[Records from a dataset]
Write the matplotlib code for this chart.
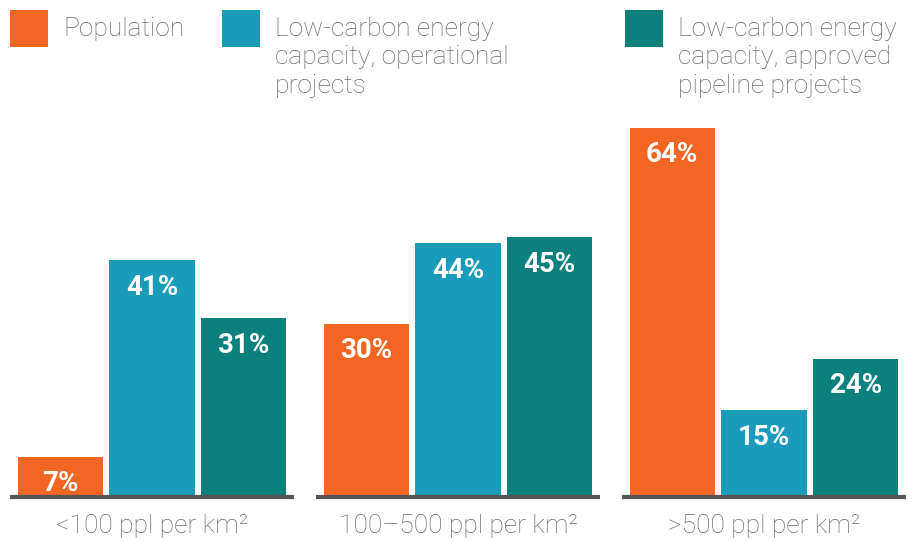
import matplotlib.pyplot as plt
import numpy as np

categories = ["<100 ppl per km\u00b2", "100\u2013500 ppl per km\u00b2", ">500 ppl per km\u00b2"]
series_names = [
    "Population",
    "Low-carbon energy\ncapacity, operational\nprojects",
    "Low-carbon energy\ncapacity, approved\npipeline projects",
]
population = [7, 30, 64]
operational = [41, 44, 15]
pipeline = [31, 45, 24]

colors = ["#F26522", "#1A9BBA", "#0B807D"]
text_grey = "#6b6b6b"

plt.rcParams["font.family"] = ["Roboto", "DejaVu Sans"]

fig = plt.figure(figsize=(9.2, 5.41), dpi=100)
ax = fig.add_axes([0, 44 / 541, 1, 497 / 541])
ax.set_xlim(-152 / 306, 768 / 306)
ax.set_ylim(0, 497 / 5.77)
ax.axis("off")

x = np.arange(len(categories))
step = 0.3
width = 0.278
label_drop = 27 / 5.77

for i, (vals, color) in enumerate(zip([population, operational, pipeline], colors)):
    pos = x + (i - 1) * step
    ax.bar(pos, vals, width=width, color=color, linewidth=0)
    for px, v in zip(pos, vals):
        ax.text(px, v - label_drop, f"{v}%", ha="center", va="center",
                color="white", fontsize=20, fontweight="bold")

# baseline segment under each group
for xi in x:
    ax.plot([xi - 0.464, xi + 0.464], [0, 0], color="#555555", lw=3,
            solid_capstyle="butt", clip_on=False)

for xi, cat in zip(x, categories):
    fig.text((152 + 306 * xi) / 920, 1 - 526 / 541, cat, ha="center", va="center",
             color=text_grey, fontsize=19, fontweight="light")

# legend built by hand across the top
legend_x = [10, 222, 625]
for lx, name, color in zip(legend_x, series_names, colors):
    fig.patches.append(plt.Rectangle((lx / 920, 1 - 47 / 541), 38 / 920, 37 / 541,
                                     transform=fig.transFigure, color=color, lw=0))
    fig.text((lx + 53) / 920, 1 - 17 / 541, name, ha="left", va="top",
             color=text_grey, fontsize=19, fontweight="light", linespacing=1.23)

fig.savefig("out.png", dpi=100)
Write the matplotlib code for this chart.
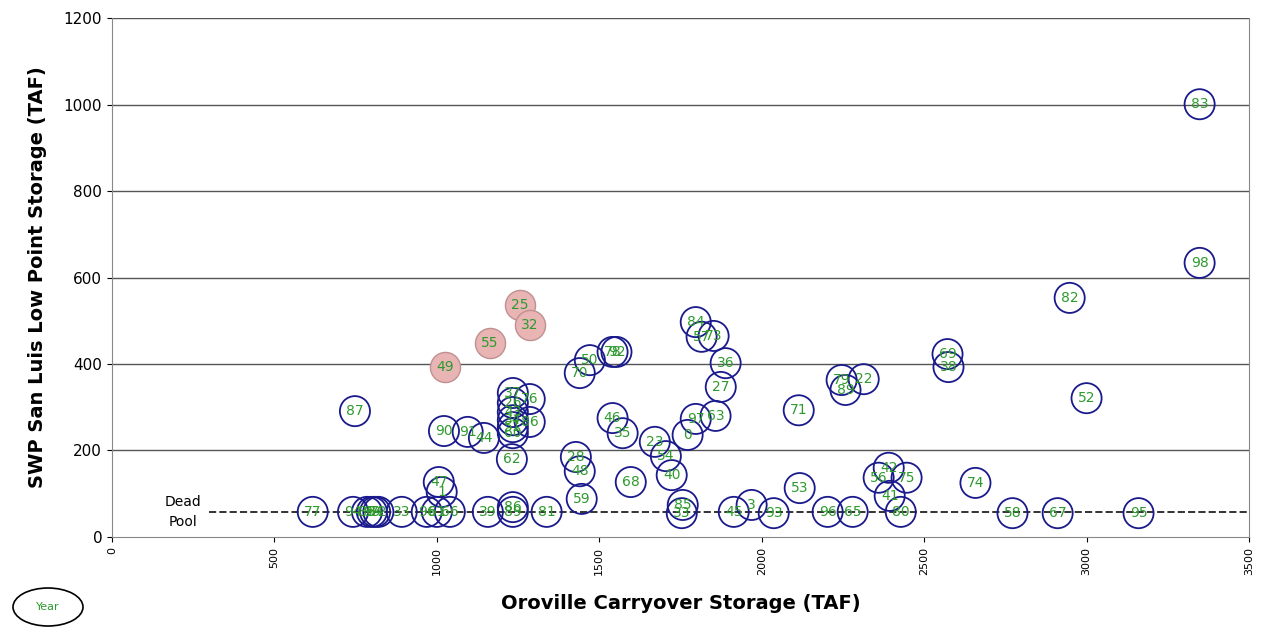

■ Task prompt
Quote every entry exactly, with the pictures omitted.

■ Result of the task
Write the matplotlib code for this chart.
import matplotlib.pyplot as plt
import numpy as np

categories = ["<100 ppl per km\u00b2", "100\u2013500 ppl per km\u00b2", ">500 ppl per km\u00b2"]
series_names = [
    "Population",
    "Low-carbon energy\ncapacity, operational\nprojects",
    "Low-carbon energy\ncapacity, approved\npipeline projects",
]
population = [7, 30, 64]
operational = [41, 44, 15]
pipeline = [31, 45, 24]

colors = ["#F26522", "#1A9BBA", "#0B807D"]
text_grey = "#6b6b6b"

plt.rcParams["font.family"] = ["Roboto", "DejaVu Sans"]

fig = plt.figure(figsize=(9.2, 5.41), dpi=100)
ax = fig.add_axes([0, 44 / 541, 1, 497 / 541])
ax.set_xlim(-152 / 306, 768 / 306)
ax.set_ylim(0, 497 / 5.77)
ax.axis("off")

x = np.arange(len(categories))
step = 0.3
width = 0.278
label_drop = 27 / 5.77

for i, (vals, color) in enumerate(zip([population, operational, pipeline], colors)):
    pos = x + (i - 1) * step
    ax.bar(pos, vals, width=width, color=color, linewidth=0)
    for px, v in zip(pos, vals):
        ax.text(px, v - label_drop, f"{v}%", ha="center", va="center",
                color="white", fontsize=20, fontweight="bold")

# baseline segment under each group
for xi in x:
    ax.plot([xi - 0.464, xi + 0.464], [0, 0], color="#555555", lw=3,
            solid_capstyle="butt", clip_on=False)

for xi, cat in zip(x, categories):
    fig.text((152 + 306 * xi) / 920, 1 - 526 / 541, cat, ha="center", va="center",
             color=text_grey, fontsize=19, fontweight="light")

# legend built by hand across the top
legend_x = [10, 222, 625]
for lx, name, color in zip(legend_x, series_names, colors):
    fig.patches.append(plt.Rectangle((lx / 920, 1 - 47 / 541), 38 / 920, 37 / 541,
                                     transform=fig.transFigure, color=color, lw=0))
    fig.text((lx + 53) / 920, 1 - 17 / 541, name, ha="left", va="top",
             color=text_grey, fontsize=19, fontweight="light", linespacing=1.23)

fig.savefig("out.png", dpi=100)
Write the matplotlib code for this chart.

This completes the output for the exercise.